My assumption (I should
have spelled this out) is also that we have a very low number of state
variable updates, and even a low number of read accesses to them.
I think this assumption is incorrect. I think there are four distinct use-cases
1. no global variables in use
no updates, no reads. (obviously :-)
2. global variables used for configuration/path type capabilities
few, if any updates, extremely frequent reads.
3a. counters for reporting
extremely frequent updates, infrequent reads.
3b. counters for load balancing or sequence numbers
extremely frequent updates and reads.
the RCU approach works extremely well for cases #1 and #2, but not for #3a and
#3b
I'm actually thinking that we should possibly split the two use cases.
State Variables ($/) would be intended for infrequent updates (case #2) and
could be handled very well with the RCU style mechanism that I'm talking about.

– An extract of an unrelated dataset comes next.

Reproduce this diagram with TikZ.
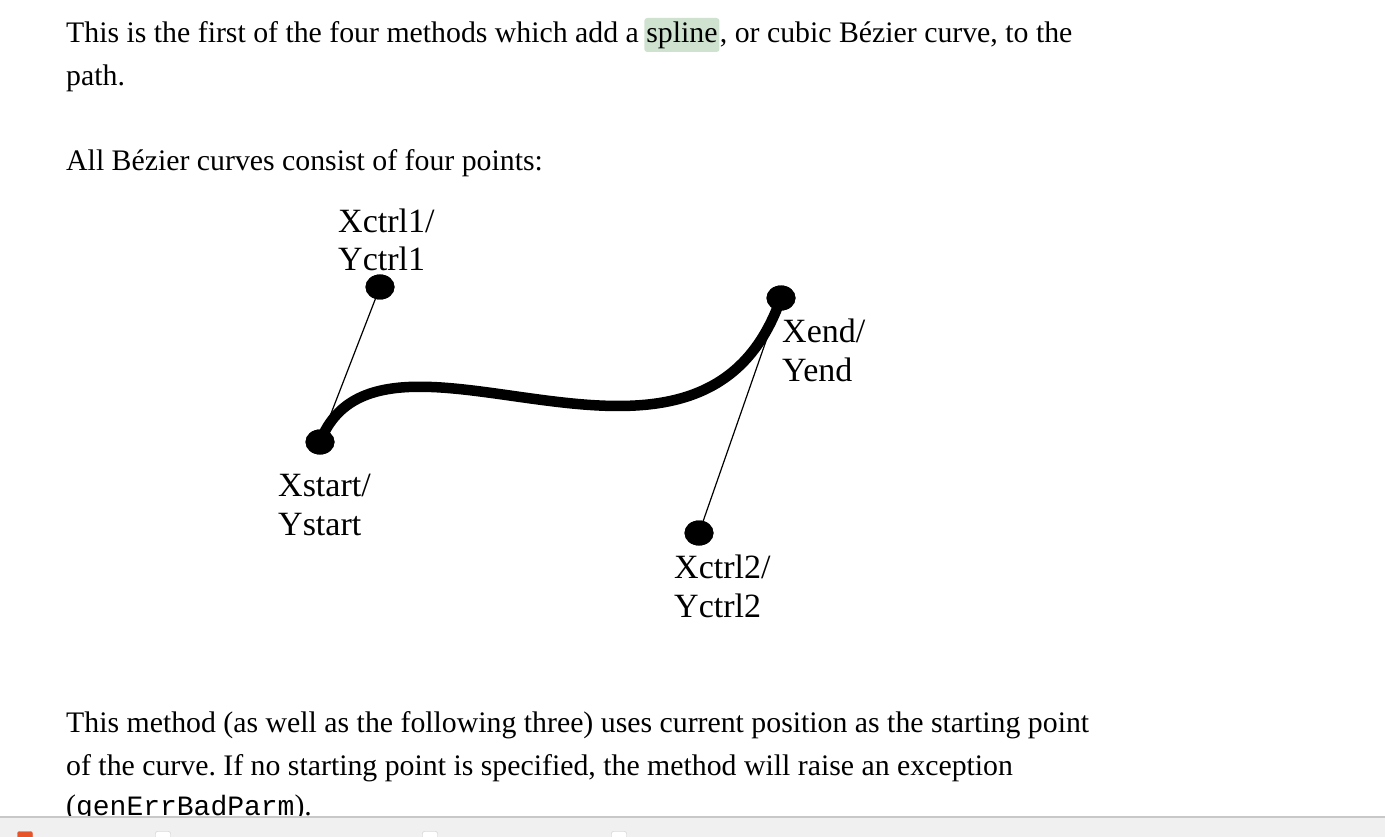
\documentclass[tikz,border=0pt]{standalone}
\usepackage{fontspec}
\setmainfont{Liberation Serif}
\setmonofont{Liberation Mono}
\usepackage{xcolor}
\usetikzlibrary{positioning,shapes.geometric}
\definecolor{cMark}{HTML}{cfe2cf}
\definecolor{cBar} {HTML}{f0f0f0}
\definecolor{cEdge}{HTML}{c8c8c8}
\definecolor{cTick}{HTML}{e8542a}
\newcommand{\bodyfont}{\fontsize{29.8}{43}\selectfont\frenchspacing}
\newcommand{\lblfont}{\fontsize{34}{39}\selectfont}
\tikzset{
  body/.style={font=\bodyfont,inner sep=0pt,anchor=base west},
  lbl/.style={font=\lblfont,inner sep=0pt,anchor=base west,align=left},
  knot/.style={ellipse,fill=black,minimum width=29pt,minimum height=25pt,inner sep=0pt},
  tickbox/.style={draw=cEdge,fill=white,rounded corners=2pt,minimum size=15pt,inner sep=0pt}
}

\begin{document}
\begin{tikzpicture}[x=1pt,y=-1pt]
  \useasboundingbox (0,0) rectangle (1385,837);
  \fill[white] (0,0) rectangle (1385,837);

  % text above the figure
  \node[body] (introA) at (66,43) {This is the first of the four methods which add a};
  \node[body,fill=cMark,rounded corners=3pt,inner xsep=2pt,text height=25pt,text depth=9pt,
        base right=5pt of introA] (spline) {spline};
  \node[body,base right=0pt of spline] (introB) {, or cubic Bézier curve, to the};
  \node[body] (introC) at (66,86) {path.};
  \node[body] (points) at (66,171) {All Bézier curves consist of four points:};

  % the four points
  \node[knot] (start) at (320,442) {};
  \node[knot] (ctrlA) at (380,287) {};
  \node[knot] (stop)  at (781,298) {};
  \node[knot] (ctrlB) at (699,533) {};

  \draw[line width=1.2pt] (ctrlA.center) -- (start.center);
  \draw[line width=1.2pt] (ctrlB.center) -- (stop.center);
  \draw[line width=10.5pt] (start.center) .. controls (ctrlA.center) and (ctrlB.center) .. (stop.center);
  \foreach \p in {start,ctrlA,stop,ctrlB}
    \fill (\p) ellipse (14.5pt and 12.5pt);

  % labels (anchor is the baseline of the second line)
  \node[lbl] (ctrlAlbl) at (338,271) {Xctrl1/\\Yctrl1};
  \node[lbl] (stoplbl)  at (782,381) {Xend/\\Yend};
  \node[lbl] (startlbl) at (278,535) {Xstart/\\Ystart};
  \node[lbl] (ctrlBlbl) at (674,617) {Xctrl2/\\Yctrl2};

  % text below the figure
  \node[body] (restA) at (66,732) {This method (as well as the following three) uses current position as the starting point};
  \node[body] (restB) at (66,775) {of the curve. If no starting point is specified, the method will raise an exception};
  \node[body] (restC) at (66,815) {({\fontsize{28}{43}\selectfont\texttt{genErrBadParm}}).};

  % status bar
  \fill[cBar] (0,817) rectangle (1385,837);
  \draw[cEdge,line width=1.2pt] (0,817) -- (1385,817);
  \node[tickbox,fill=cTick,draw=cTick] (boxA) at (25,839) {};
  \node[tickbox] (boxB) at (163,839) {};
  \node[tickbox] (boxC) at (430,839) {};
  \node[tickbox] (boxD) at (619,839) {};
\end{tikzpicture}
\end{document}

If you use them for counters, performance will be poor and you have no atomic
operations
Counter Variables would only be accessed through function calls
atomic_set(counter='varname' value=number)
sets value, returns oldvalue
atomic_add(counter='varname' step=number)
modifies value, returns newvalue
atomic_report(counter='varname')
returns value
Counter variables would not be shadowed, they would be true global variables,
and can be modified in unexpected ways between accesses. if you want to use the
value of a counter for something, you save it's value into a local/message
variable. Because these do not look or act like normal variables, there isn't
the expectation that you can do math and multiple actions on them.